Rocks In The Attic #482: Aerosmith – ‘Live At Paul’s Mall, Boston’ (2015)

RITA#482I love this record. It’s perhaps my favourite bootleg; I’ve owned a CD copy of it for years before finally finding it on vinyl a few weeks ago. Dating back to April 1973 (the sleeve incorrectly dates it to March), when the band were touring in support of their first album, it’s the holy grail of live performances for Aerosmith fans.

Excerpts from the show first appeared officially on 1978’s Live! Bootleg, Columbia Records’ attempt at putting a live album in the marketplace to battle against all of the unofficial bootleg performances – including this one – that were switching hands by the late ‘70s.

Most of Live! Bootleg is stadium rock, together with a couple of club performances, but the real highlight is the two tracks from the Paul’s Mall performance – Jimmy Reed’s I Ain’t Got You and James Brown’s Mother Popcorn.

It might seem odd that they’d play these two songs while touring their first album – and perhaps odder still that they’d include the two tracks on an official live album – but there’s method in the madness.

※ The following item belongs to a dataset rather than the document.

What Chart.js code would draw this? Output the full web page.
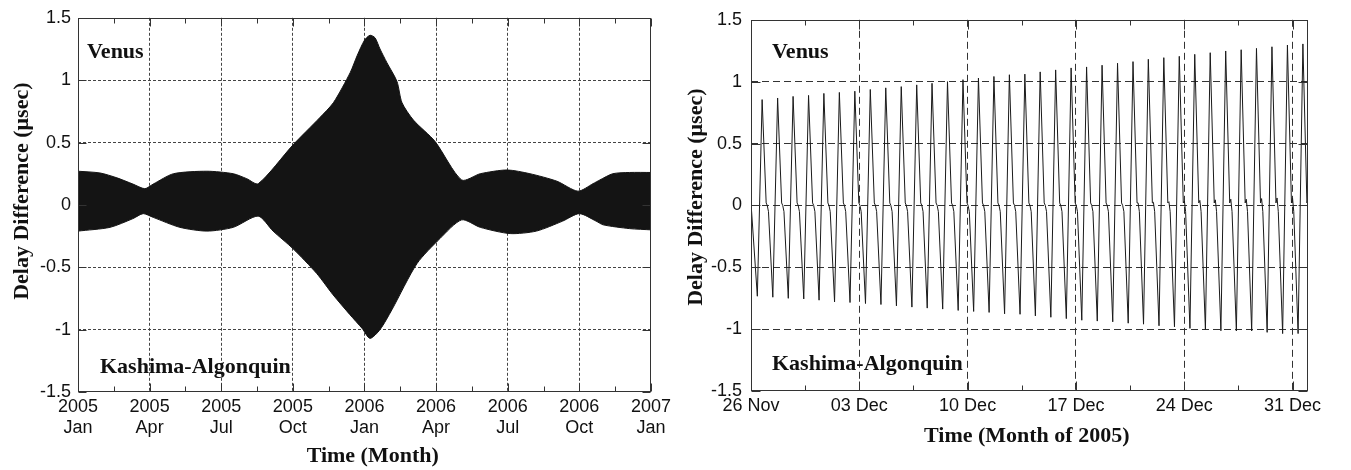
<!DOCTYPE html>
<html><head><meta charset="utf-8">
<script src="https://cdn.jsdelivr.net/npm/chart.js@4.4.1/dist/chart.umd.min.js"></script>
<style>
html,body{margin:0;padding:0;background:#fff;}
#wrap{position:relative;width:1351px;height:470px;background:#fff;}
canvas{position:absolute;top:0;}
#c1{left:0;width:675px;height:470px;}
#c2{left:675px;width:676px;height:470px;}
</style></head><body>
<div id="wrap"><canvas id="c1" width="675" height="470"></canvas><canvas id="c2" width="676" height="470"></canvas></div>
<script>
// ---------- Left chart data (months since Jan 2005) ----------
const leftUpperMonths = [0, 0.92, 1.63, 2.3, 2.8, 3.15, 4.0, 5.4, 6.5, 7.07, 7.55, 9.0, 10.13, 10.7, 11.4, 11.7, 12.0, 12.23, 12.44, 12.65, 12.94, 13.36, 13.57, 14.05, 14.95, 16.07, 16.85, 17.97, 18.93, 20.06, 20.94, 21.57, 21.86, 22.4, 23.1, 24];
const leftUpperVals   = [0.27, 0.256, 0.217, 0.167, 0.13, 0.167, 0.25, 0.27, 0.25, 0.21, 0.17, 0.48, 0.70, 0.82, 1.06, 1.2, 1.32, 1.36, 1.34, 1.25, 1.14, 0.99, 0.82, 0.68, 0.51, 0.2, 0.25, 0.28, 0.25, 0.19, 0.11, 0.17, 0.2, 0.25, 0.26, 0.26];
const leftLowerMonths = [0, 1.34, 2.3, 2.73, 3.15, 4.27, 5.4, 6.5, 7.55, 8.17, 9.0, 10.0, 10.68, 11.39, 11.9, 12.23, 12.65, 13.15, 14.2, 15.16, 16.07, 16.85, 18.1, 19.2, 20.3, 21.0, 21.7, 22.0, 23.1, 24];
const leftLowerVals   = [-0.21, -0.18, -0.11, -0.07, -0.10, -0.18, -0.21, -0.18, -0.09, -0.21, -0.35, -0.55, -0.72, -0.88, -0.99, -1.07, -1.0, -0.84, -0.47, -0.27, -0.12, -0.18, -0.23, -0.21, -0.13, -0.07, -0.13, -0.16, -0.19, -0.2];
const leftXTickMonths = [0, 3, 6, 9, 12, 15, 18, 21, 24];
const leftXLabels = [['2005','Jan'],['2005','Apr'],['2005','Jul'],['2005','Oct'],['2006','Jan'],['2006','Apr'],['2006','Jul'],['2006','Oct'],['2007','Jan']];

// ---------- Right chart data (days since 26 Nov 2005) ----------
const rightStartDay = 0;
const rightStartVal = 0.02;
const rightTroughDays = [0.41,1.41,2.41,3.41,4.40,5.40,6.40,7.40,8.40,9.40,10.40,11.39,12.39,13.39,14.39,15.39,16.39,17.39,18.38,19.38,20.38,21.38,22.38,23.38,24.38,25.37,26.37,27.37,28.37,29.37,30.37,31.37,32.36,33.36,34.36,35.36];
const rightTroughVals = [-0.734,-0.742,-0.751,-0.756,-0.766,-0.780,-0.785,-0.793,-0.801,-0.812,-0.822,-0.830,-0.838,-0.849,-0.857,-0.865,-0.876,-0.880,-0.893,-0.904,-0.915,-0.928,-0.935,-0.941,-0.952,-0.960,-0.973,-0.981,-0.994,-1.002,-1.013,-1.015,-1.015,-1.026,-1.036,-1.036];
const rightPeakVals   = [0.855,0.868,0.881,0.889,0.905,0.913,0.923,0.937,0.950,0.960,0.974,0.987,1.000,1.016,1.029,1.042,1.056,1.061,1.079,1.095,1.111,1.119,1.133,1.149,1.162,1.181,1.194,1.205,1.221,1.234,1.248,1.258,1.269,1.282,1.296,1.305];
const rightKinkVals   = [0,0,0,0,0,0,0,0,0,0,0,0,0,0,0,0,0,0,0,0,0,0,0,0,0.02,0.025,0.03,0.035,0.04,0.045,0.05,0.05,0.055,0.06,0.06,0.065];
const rightShoulderHi = 0.02;
const rightShoulderLo = -0.05;
// offsets (days) after each trough: peak, shoulder start, kink, shoulder end
const cycleOffsets = [0.31, 0.57, 0.64, 0.72];
const rightXTickDays = [0, 7, 14, 21, 28, 35];
const rightXLabels = ['26 Nov','03 Dec','10 Dec','17 Dec','24 Dec','31 Dec'];

// ---------- shared ----------
const yTickValues = [-1.5,-1,-0.5,0,0.5,1,1.5];
const yTickLabels = ['-1.5','-1','-0.5','0','0.5','1','1.5'];
const yTitle = 'Delay Difference (\u03BCsec)';
const NB = '\u00A0';

const SERIF = '"Liberation Serif", "Times New Roman", serif';
const SANS = '"Liberation Sans", Arial, sans-serif';
const near = (a, b) => Math.abs(a - b) < 1e-6;
const idxOf = (arr, v) => arr.findIndex(t => near(t, v));

function makeDecor(cfg) {
  return {
    id: 'decor',
    afterDatasetsDraw(chart) {
      const {ctx, chartArea: a} = chart;
      const xs = chart.scales.x, ys = chart.scales.y;
      ctx.save();
      ctx.strokeStyle = cfg.frameColor; ctx.lineWidth = 1; ctx.setLineDash([]);
      const L = Math.round(a.left) + 0.5, R = Math.round(a.right) - 0.5;
      const T = Math.round(a.top) + 0.5, B = Math.round(a.bottom) - 0.5;
      ctx.strokeRect(L, T, R - L, B - T);
      ctx.beginPath();
      xs.ticks.forEach(t => {
        const len = idxOf(cfg.xMajor, t.value) >= 0 ? cfg.majorLen : cfg.minorLen;
        const p = Math.round(xs.getPixelForValue(t.value)) + 0.5;
        ctx.moveTo(p, B); ctx.lineTo(p, B - len);
        ctx.moveTo(p, T); ctx.lineTo(p, T + len);
      });
      ys.ticks.forEach(t => {
        const p = Math.round(ys.getPixelForValue(t.value)) + 0.5;
        ctx.moveTo(L, p); ctx.lineTo(L + cfg.majorLen, p);
        ctx.moveTo(R, p); ctx.lineTo(R - cfg.majorLen, p);
      });
      ctx.stroke();
      ctx.fillStyle = '#111';
      ctx.font = 'bold 22px ' + SERIF;
      ctx.textBaseline = 'middle'; ctx.textAlign = 'left';
      cfg.notes.forEach(n => ctx.fillText(n.text, a.left + n.dx, a.top + n.dy));
      ctx.restore();
    }
  };
}

function yAxis(width, pad, titlePad, dash, gridColor, titleText) {
  return {
    type: 'linear', min: -1.5, max: 1.5,
    afterFit: s => { s.width = width; },
    ticks: { stepSize: 0.5, padding: pad, color: '#111', font: { family: SANS, size: 18 },
      callback: v => { const i = idxOf(yTickValues, v); return i >= 0 ? yTickLabels[i] : ''; } },
    grid: { drawTicks: false, lineWidth: 1, borderDash: dash,
      color: c => (c.tick && (near(c.tick.value, 1.5) || near(c.tick.value, -1.5))) ? 'rgba(0,0,0,0)' : gridColor },
    border: { display: false, dash: dash },
    title: { display: true, text: titleText, color: '#111', font: { family: SERIF, size: 22, weight: 'bold' }, padding: { top: titlePad, bottom: 0 } }
  };
}

// ---------- Left chart ----------
new Chart(document.getElementById('c1'), {
  type: 'line',
  data: {
    datasets: [
      { data: leftUpperMonths.map((m, i) => ({ x: m, y: leftUpperVals[i] })), borderColor: '#141414', backgroundColor: '#141414', borderWidth: 1, pointRadius: 0, fill: 'origin', tension: 0.25 },
      { data: leftLowerMonths.map((m, i) => ({ x: m, y: leftLowerVals[i] })), borderColor: '#141414', backgroundColor: '#141414', borderWidth: 1, pointRadius: 0, fill: 'origin', tension: 0.25 }
    ]
  },
  options: {
    responsive: false, animation: false, devicePixelRatio: 1,
    layout: { padding: { left: 0, top: 15, right: 24, bottom: 0 } },
    plugins: { legend: { display: false }, tooltip: { enabled: false } },
    scales: {
      x: {
        type: 'linear', min: 0, max: 24,
        afterFit: s => { s.height = 78; },
        ticks: { stepSize: 1.5, autoSkip: false, maxRotation: 0, padding: 4, color: '#111', font: { family: SANS, size: 18 },
          callback: v => { const i = idxOf(leftXTickMonths, v); return i >= 0 ? leftXLabels[i] : ''; } },
        grid: { drawTicks: false, lineWidth: 1, borderDash: [3, 2],
          color: c => { if (!c.tick) return 'rgba(0,0,0,0)'; const v = c.tick.value; const i = idxOf(leftXTickMonths, v); return (i > 0 && i < leftXTickMonths.length - 1) ? '#444' : 'rgba(0,0,0,0)'; } },
        border: { display: false, dash: [3, 2] },
        title: { display: true, text: NB + NB + NB + 'Time (Month)', color: '#111', font: { family: SERIF, size: 22, weight: 'bold' }, padding: { top: 0, bottom: 0 } }
      },
      y: yAxis(78, 7, 9, [3, 2], '#444', NB + NB + NB + NB + NB + yTitle)
    }
  },
  plugins: [makeDecor({ frameColor: '#333', majorLen: 8, minorLen: 5, xMajor: leftXTickMonths,
    notes: [{ text: 'Venus', dx: 9, dy: 35 }, { text: 'Kashima-Algonquin', dx: 22, dy: 350 }] })]
});

// ---------- Right chart ----------
const rightPoints = [{ x: rightStartDay, y: rightStartVal }];
rightTroughDays.forEach((t, i) => {
  rightPoints.push({ x: t, y: rightTroughVals[i] });
  rightPoints.push({ x: t + cycleOffsets[0], y: rightPeakVals[i] });
  rightPoints.push({ x: t + cycleOffsets[1], y: rightShoulderHi });
  rightPoints.push({ x: t + cycleOffsets[2], y: rightKinkVals[i] });
  rightPoints.push({ x: t + cycleOffsets[3], y: rightShoulderLo });
});

new Chart(document.getElementById('c2'), {
  type: 'line',
  data: { datasets: [{ data: rightPoints, borderColor: '#1a1a1a', borderWidth: 1, pointRadius: 0, fill: false, tension: 0 }] },
  options: {
    responsive: false, animation: false, devicePixelRatio: 1,
    layout: { padding: { left: 0, top: 13, right: 43, bottom: 0 } },
    plugins: { legend: { display: false }, tooltip: { enabled: false } },
    scales: {
      x: {
        type: 'linear', min: 0, max: 36,
        afterFit: s => { s.height = 79; },
        ticks: { stepSize: 3.5, includeBounds: false, autoSkip: false, maxRotation: 0, padding: 4, color: '#111', font: { family: SANS, size: 18 },
          callback: v => { const i = idxOf(rightXTickDays, v); return i >= 0 ? rightXLabels[i] : ''; } },
        grid: { drawTicks: false, lineWidth: 1, borderDash: [7, 4],
          color: c => { if (!c.tick) return 'rgba(0,0,0,0)'; const i = idxOf(rightXTickDays, c.tick.value); return i > 0 ? '#333' : 'rgba(0,0,0,0)'; } },
        border: { display: false, dash: [7, 4] },
        title: { display: true, text: 'Time (Month of 2005)' + NB, color: '#111', font: { family: SERIF, size: 22, weight: 'bold' }, padding: { top: 0, bottom: 20 } }
      },
      y: yAxis(76, 9, 8, [7, 4], '#333', NB + NB + NB + yTitle)
    }
  },
  plugins: [makeDecor({ frameColor: '#333', majorLen: 9, minorLen: 5, xMajor: rightXTickDays,
    notes: [{ text: 'Venus', dx: 21, dy: 33 }, { text: 'Kashima-Algonquin', dx: 21, dy: 345 }] })]
});
</script>
</body></html>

I Ain’t Got You was written Calvin Carter, a songwriter at Vee Jay Records, one of the labels that initially signed the Beatles before Capitol stepped up to the plate. The song was released as a single by both Jimmy Reed and Billy Boy Arnold in 1955, but it was the Yardbird’s 1964 cover of the song (as a b-side to their Good Morning Little Schoolgirl single) that interested Aerosmith.

The Yardbirds were one of the band’s shared influences when they formed in 1970, and it’s nice to see that they were still paying songs from their heroes three years later (they would even record a cover of Think About It on 1979’s Night In The Ruts).

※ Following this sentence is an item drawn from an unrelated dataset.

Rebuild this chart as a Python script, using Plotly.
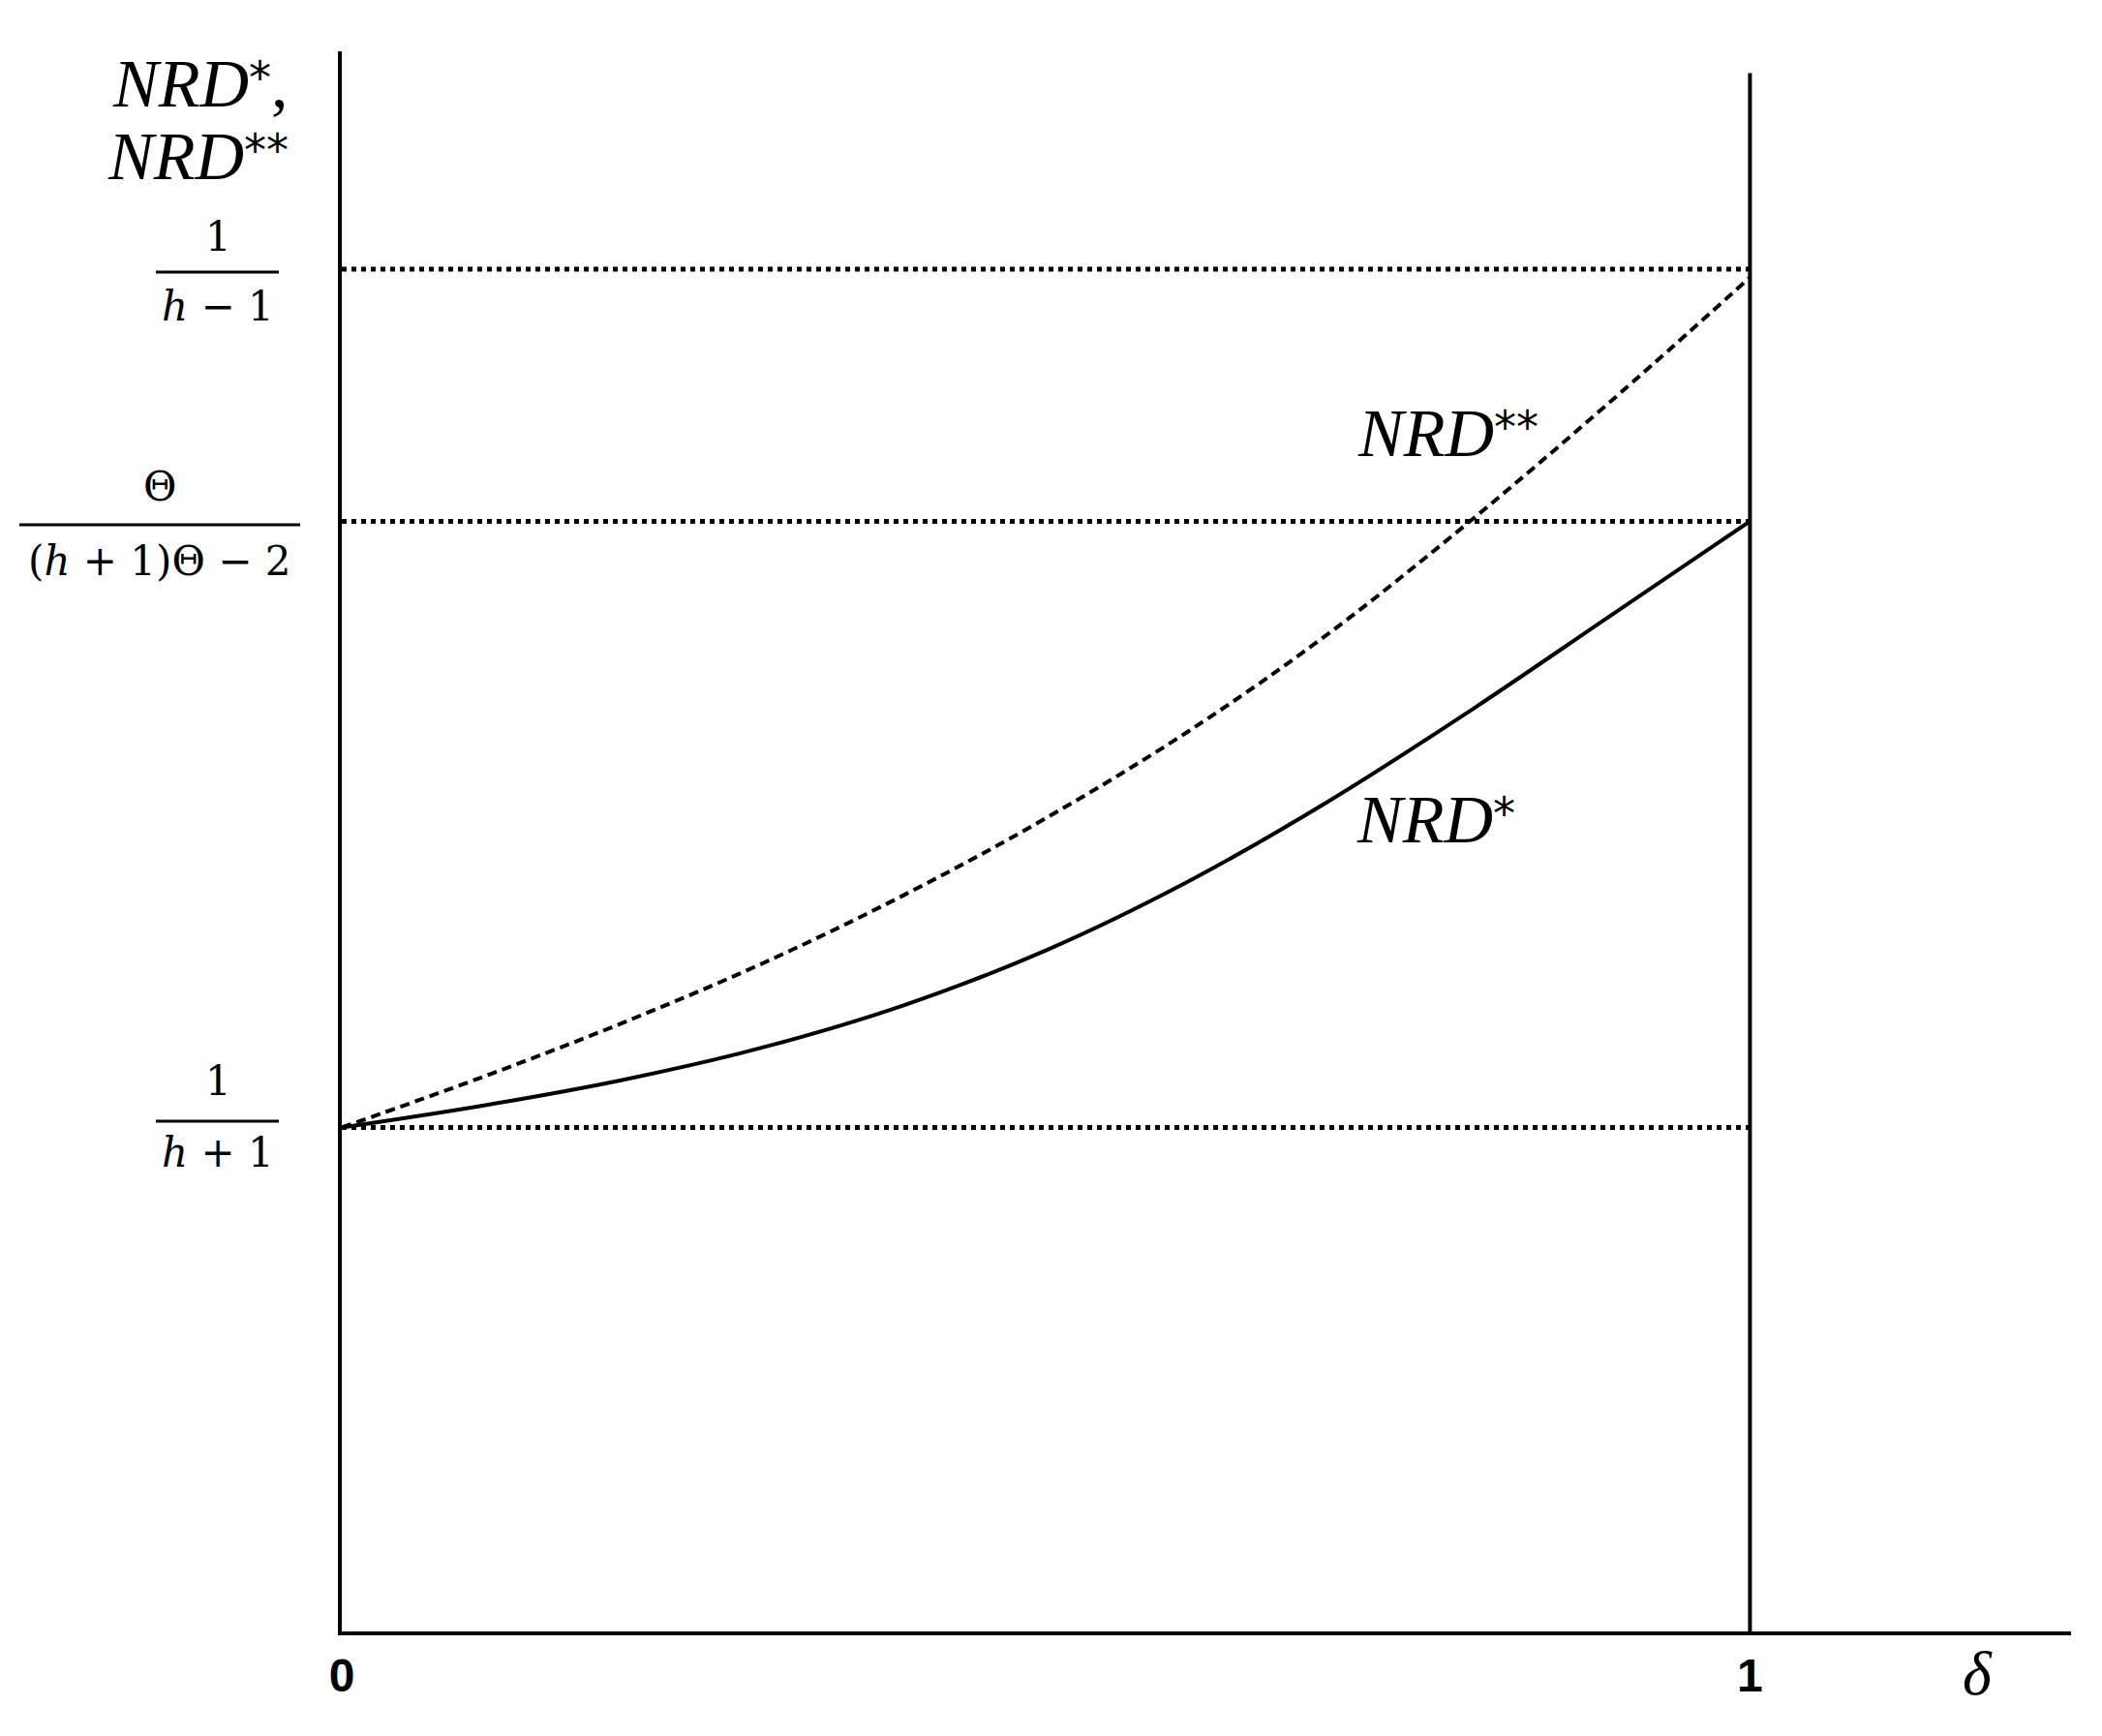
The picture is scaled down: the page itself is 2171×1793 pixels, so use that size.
import plotly.graph_objects as go

# values (y in arbitrary units, 1/(h-1) level = 1)
delta = [0.0, 0.1, 0.2, 0.3, 0.4, 0.5, 0.6, 0.7, 0.8, 0.9, 1.0]
nrd_star = [0.370, 0.386, 0.405, 0.429, 0.460, 0.500, 0.550, 0.609, 0.675, 0.745, 0.815]
nrd_star2 = [0.370, 0.407, 0.447, 0.491, 0.541, 0.597, 0.660, 0.732, 0.814, 0.902, 0.994]

level_low = 0.370    # 1/(h+1)
level_mid = 0.815    # theta/((h+1)theta-2)
level_high = 1.0     # 1/(h-1)
right_top = 1.144

# page has an 8px body margin, so the figure is a bit smaller than the window
OFF = 8
W, H = 2171 - 2 * OFF, 1793 - 2 * OFF
L, R, T, B = 353 - OFF, 24, 53 - OFF, 100
XMAX, YMAX = 1.228, 1.16

# page pixel -> paper fractions, for the text drawn outside the plot area
def xp(px):
    return (px - OFF - L) / (W - L - R)

def yp(py):
    return (H - B - (py - OFF)) / (H - B - T)

serif = "Liberation Serif"
math = "DejaVu Serif"
sans = "Liberation Sans"

# small raised asterisks, like the superscripts in the reference
def stars(n):
    return ("<span style='font-family:DejaVu Sans;font-size:46px;baseline-shift:14px'>"
            + "*" * n + "</span>")

fig = go.Figure()

# dotted reference levels
for lv in [level_high, level_mid, level_low]:
    fig.add_trace(go.Scatter(x=[0, 1], y=[lv, lv], mode="lines",
                             line=dict(color="black", width=5, dash="5px,5px"),
                             hoverinfo="skip"))

# vertical line at delta = 1
fig.add_trace(go.Scatter(x=[1, 1], y=[0, right_top], mode="lines",
                         line=dict(color="black", width=4), hoverinfo="skip"))

fig.add_trace(go.Scatter(x=delta, y=nrd_star2, mode="lines", line_shape="spline",
                         line=dict(color="black", width=4, dash="10px,6px")))
fig.add_trace(go.Scatter(x=delta, y=nrd_star, mode="lines", line_shape="spline",
                         line=dict(color="black", width=4)))

fig.update_xaxes(range=[0, XMAX], showgrid=False, zeroline=False,
                 showline=True, linecolor="black", linewidth=4,
                 tickvals=[0, 1], ticktext=["<b>0</b>", "<b>1</b>"], ticks="",
                 tickfont=dict(family=sans, size=48, color="black"))
fig.update_yaxes(range=[0, YMAX], showgrid=False, zeroline=False,
                 showline=True, linecolor="black", linewidth=4,
                 showticklabels=False, ticks="")

ann = []
def txt(s, px, py, size=70, xanchor="center", family=serif):
    ann.append(dict(text=s, x=xp(px), y=yp(py), xref="paper", yref="paper",
                    showarrow=False, xanchor=xanchor, yanchor="middle",
                    font=dict(family=family, size=size, color="black")))

# y axis title
txt("<i>NRD</i>" + stars(1) + ",", 300, 86, xanchor="right")
txt("<i>NRD</i>" + stars(2), 300, 162, xanchor="right")

# level labels written as fractions
txt("1", 225, 244, size=42, family=math)
txt("<i>h</i> − 1", 225, 316, size=42, family=math)
txt("Θ", 165, 502, size=42, family=math)
txt("(<i>h</i> + 1)Θ − 2", 165, 580, size=42, family=math)
txt("1", 225, 1116, size=42, family=math)
txt("<i>h</i> + 1", 225, 1190, size=42, family=math)

# curve labels and axis label
txt("<i>NRD</i>" + stars(2), 1495, 447)
txt("<i>NRD</i>" + stars(1), 1483, 846)
txt("<i>δ</i>", 2042, 1728, size=64)

shapes = []
for x0, x1, py in [(161, 288, 281), (20, 310, 542), (161, 288, 1158)]:
    shapes.append(dict(type="line", xref="paper", yref="paper",
                       x0=xp(x0), x1=xp(x1), y0=yp(py), y1=yp(py),
                       line=dict(color="black", width=3), layer="above"))

fig.update_layout(width=W, height=H, margin=dict(l=L, r=R, t=T, b=B),
                  plot_bgcolor="white", paper_bgcolor="white",
                  showlegend=False, annotations=ann, shapes=shapes)

fig.write_html("out.html")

The James Brown cover also betrays the band’s early influences. Prior to joining the band as their stalwart drummer, Joey Kramer was the drummer of a Meters-style funk band. The only white guy in a band full of black funk musicians, his really must have been worth his shit. Aerosmith would of course dabble in funk throughout the ‘70s, on tracks like Walk This Way and Last Child, and their cover of James Brown’s 1969 funk workout should be viewed as an early forerunner of these songs.

The only problem with this bootleg is that it splits the two songs – one appears at the end of side one, the other at the beginning of side two – and presents them in the opposite order in which they were recorded (and presented on Live! Bootleg), presumably for space reasons. As a result, the Kramer kick-drum / Steven Tyler scat segue between the two songs is ruined. Bloody bootleggers, eh?

The rest of the performance is just as strong, with the band cruising through the majority of their first album, and even providing a blast through Tiny Bradshaw / Johnny Burnette’s Train Kept A-Rollin’, which they would record for 1974’s Get Your Wings – again another song that was popularised by the Yardbirds in the 1960s.